===== COLLECTED MATERIAL =====

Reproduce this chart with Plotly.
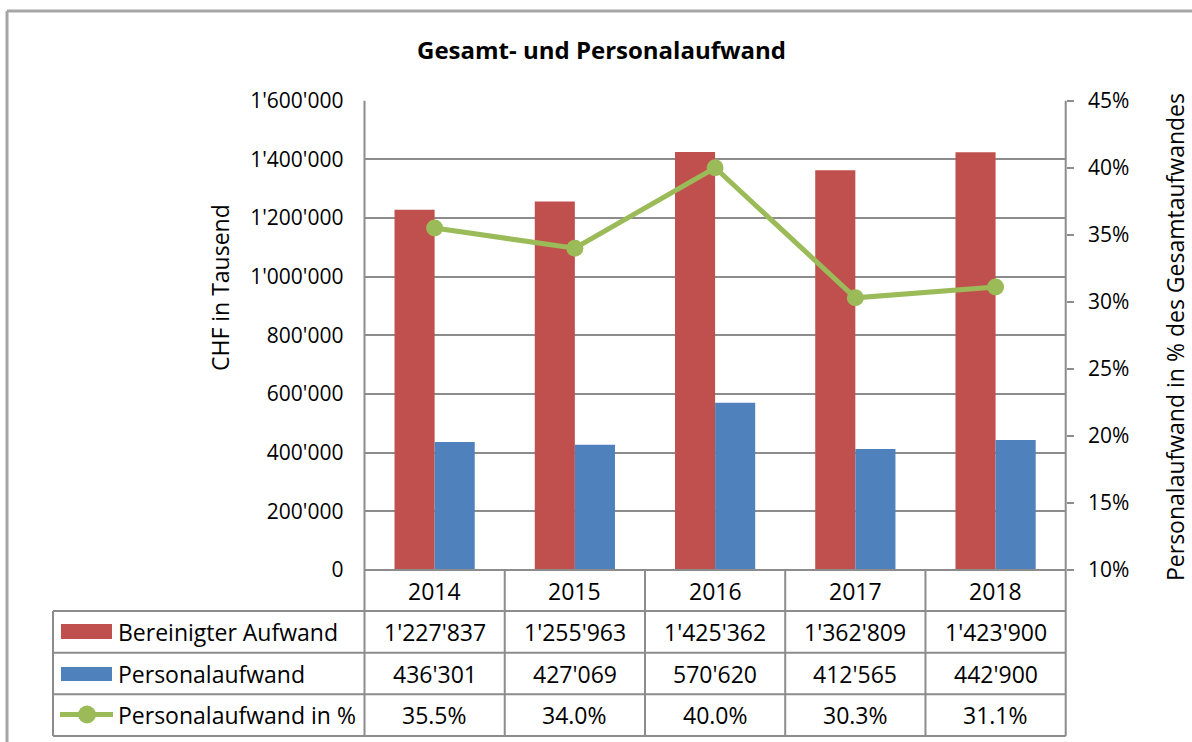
import plotly.graph_objects as go

years = ["2014", "2015", "2016", "2017", "2018"]
bereinigt = [1227837, 1255963, 1425362, 1362809, 1423900]
personal = [436301, 427069, 570620, 412565, 442900]
pct = [35.5, 34.0, 40.0, 30.3, 31.1]

series_names = ["Bereinigter Aufwand", "Personalaufwand", "Personalaufwand in %"]
title = "Gesamt- und Personalaufwand"
y_title = "CHF in Tausend"
y2_title = "Personalaufwand in % des Gesamtaufwandes"

RED = "#C0504D"
BLUE = "#4F81BD"
GREEN = "#9BBB59"
GRID = "#8C8C8C"
FONT = "Open Sans"

W, H = 1192, 742
def X(px):
    return px / W
def Y(py):
    return 1 - py / H

PL, PR, PT, PB = 364.5, 1065.7, 100.7, 570.0
ROWS = [570.0, 611.0, 652.7, 694.3, 736.0]
TL = 53.0

def fmt(v):
    return f"{v:,}".replace(",", "'")

fig = go.Figure()
fig.add_trace(go.Bar(x=years, y=bereinigt, name=series_names[0], marker_color=RED, marker_line_width=0))
fig.add_trace(go.Bar(x=years, y=personal, name=series_names[1], marker_color=BLUE, marker_line_width=0))
fig.add_trace(go.Scatter(x=years, y=[p / 100 for p in pct], name=series_names[2], yaxis="y2",
                         mode="lines+markers", line=dict(color=GREEN, width=5),
                         marker=dict(color=GREEN, size=17)))

shapes = []
line = dict(color=GRID, width=2)
shapes.append(dict(type="line", xref="paper", yref="paper", x0=X(PL), x1=X(PR), y0=Y(ROWS[0]), y1=Y(ROWS[0]), line=line))
for r in ROWS[1:]:
    shapes.append(dict(type="line", xref="paper", yref="paper", x0=X(TL), x1=X(PR), y0=Y(r), y1=Y(r), line=line))
shapes.append(dict(type="line", xref="paper", yref="paper", x0=X(TL), x1=X(TL), y0=Y(ROWS[1]), y1=Y(ROWS[-1]), line=line))
shapes.append(dict(type="line", xref="paper", yref="paper", x0=X(PL), x1=X(PL), y0=Y(PT), y1=Y(ROWS[-1]), line=line))
shapes.append(dict(type="line", xref="paper", yref="paper", x0=X(PR), x1=X(PR), y0=Y(PT), y1=Y(ROWS[-1]), line=line))
for i in range(len(years) - 1):
    shapes.append(dict(type="line", xref="x", yref="paper", x0=i + 0.5, x1=i + 0.5, y0=Y(ROWS[0]), y1=Y(ROWS[-1]), line=line))
# legend keys
shapes.append(dict(type="rect", xref="paper", yref="paper", x0=X(61), x1=X(112), y0=Y(624), y1=Y(639), fillcolor=RED, line_width=0))
shapes.append(dict(type="rect", xref="paper", yref="paper", x0=X(61), x1=X(112), y0=Y(667), y1=Y(681), fillcolor=BLUE, line_width=0))
shapes.append(dict(type="line", xref="paper", yref="paper", x0=X(60), x1=X(113), y0=Y(714.5), y1=Y(714.5), line=dict(color=GREEN, width=5)))
shapes.append(dict(type="circle", xref="paper", yref="paper", x0=X(78), x1=X(96), y0=Y(705.5), y1=Y(723.5), fillcolor=GREEN, line_width=0))
# outer frame
shapes.append(dict(type="line", xref="paper", yref="paper", x0=X(7), x1=X(7), y0=Y(11), y1=0, line=dict(color="#A6A6A6", width=3)))
shapes.append(dict(type="line", xref="paper", yref="paper", x0=X(7), x1=1, y0=Y(11), y1=Y(11), line=dict(color="#A6A6A6", width=3)))

ann = []
tf = dict(family=FONT, size=23, color="#000000")
def mid(a, b):
    return Y((a + b) / 2)
def A(**kw):
    d = dict(showarrow=False, xanchor="center", yanchor="middle", font=tf)
    d.update(kw)
    ann.append(d)
for i, yr in enumerate(years):
    A(x=i, xref="x", y=mid(ROWS[0], ROWS[1]), yref="paper", text=yr)
    A(x=i, xref="x", y=mid(ROWS[1], ROWS[2]), yref="paper", text=fmt(bereinigt[i]))
    A(x=i, xref="x", y=mid(ROWS[2], ROWS[3]), yref="paper", text=fmt(personal[i]))
    A(x=i, xref="x", y=mid(ROWS[3], ROWS[4]), yref="paper", text=f"{pct[i]:.1f}%")
for k, name in enumerate(series_names):
    A(x=X(116), xref="paper", xanchor="left", y=mid(ROWS[k + 1], ROWS[k + 2]), yref="paper", text=name)
A(x=X(601), y=Y(50), xref="paper", yref="paper", text=f"<b>{title}</b>",
  font=dict(family=FONT, size=24, color="#000"))
A(x=X(220), y=Y(288), xref="paper", yref="paper", text=y_title, textangle=-90)
A(x=X(1175), y=Y(337), xref="paper", yref="paper", text=y2_title, textangle=-90,
  font=dict(family=FONT, size=23, color="#000"))

fig.update_layout(
    width=W, height=H,
    margin=dict(l=0, r=0, t=0, b=0, pad=0),
    paper_bgcolor="white", plot_bgcolor="white",
    separators=".'",
    barmode="group", bargap=0.428, bargroupgap=0,
    showlegend=False,
    font=dict(family=FONT, color="#000"),
    xaxis=dict(domain=[X(PL), X(PR)], range=[-0.5, 4.5], showticklabels=False, showgrid=False,
               zeroline=False, showline=False, ticks="", automargin=False),
    yaxis=dict(domain=[Y(PB), Y(PT)], range=[0, 1600000], dtick=200000, tickformat=",d",
               showgrid=True, gridcolor=GRID, gridwidth=2, zeroline=False, showline=False,
               ticks="", ticklabelstandoff=20, automargin=False,
               tickfont=dict(family=FONT, size=21, color="#000")),
    yaxis2=dict(overlaying="y", side="right", range=[0.10, 0.45], dtick=0.05, tickformat=".0%",
                showgrid=False, zeroline=False, showline=False, ticks="outside", ticklen=7,
                tickwidth=2, tickcolor=GRID, ticklabelstandoff=10, automargin=False,
                tickfont=dict(family=FONT, size=21, color="#000")),
    shapes=shapes, annotations=ann,
)

fig.write_html("out.html", config={"displayModeBar": False},
               post_script="document.body.style.margin='0';")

=====

TO BE DONE
Write out again, exactly, the lines from the start of the listing up to the line containing "marker=dict(color=GREEN, size=17)))", with both ends and without pictures.

SOLUTION FOR THIS TASK
Reproduce this chart with Plotly.
import plotly.graph_objects as go

years = ["2014", "2015", "2016", "2017", "2018"]
bereinigt = [1227837, 1255963, 1425362, 1362809, 1423900]
personal = [436301, 427069, 570620, 412565, 442900]
pct = [35.5, 34.0, 40.0, 30.3, 31.1]

series_names = ["Bereinigter Aufwand", "Personalaufwand", "Personalaufwand in %"]
title = "Gesamt- und Personalaufwand"
y_title = "CHF in Tausend"
y2_title = "Personalaufwand in % des Gesamtaufwandes"

RED = "#C0504D"
BLUE = "#4F81BD"
GREEN = "#9BBB59"
GRID = "#8C8C8C"
FONT = "Open Sans"

W, H = 1192, 742
def X(px):
    return px / W
def Y(py):
    return 1 - py / H

PL, PR, PT, PB = 364.5, 1065.7, 100.7, 570.0
ROWS = [570.0, 611.0, 652.7, 694.3, 736.0]
TL = 53.0

def fmt(v):
    return f"{v:,}".replace(",", "'")

fig = go.Figure()
fig.add_trace(go.Bar(x=years, y=bereinigt, name=series_names[0], marker_color=RED, marker_line_width=0))
fig.add_trace(go.Bar(x=years, y=personal, name=series_names[1], marker_color=BLUE, marker_line_width=0))
fig.add_trace(go.Scatter(x=years, y=[p / 100 for p in pct], name=series_names[2], yaxis="y2",
                         mode="lines+markers", line=dict(color=GREEN, width=5),
                         marker=dict(color=GREEN, size=17)))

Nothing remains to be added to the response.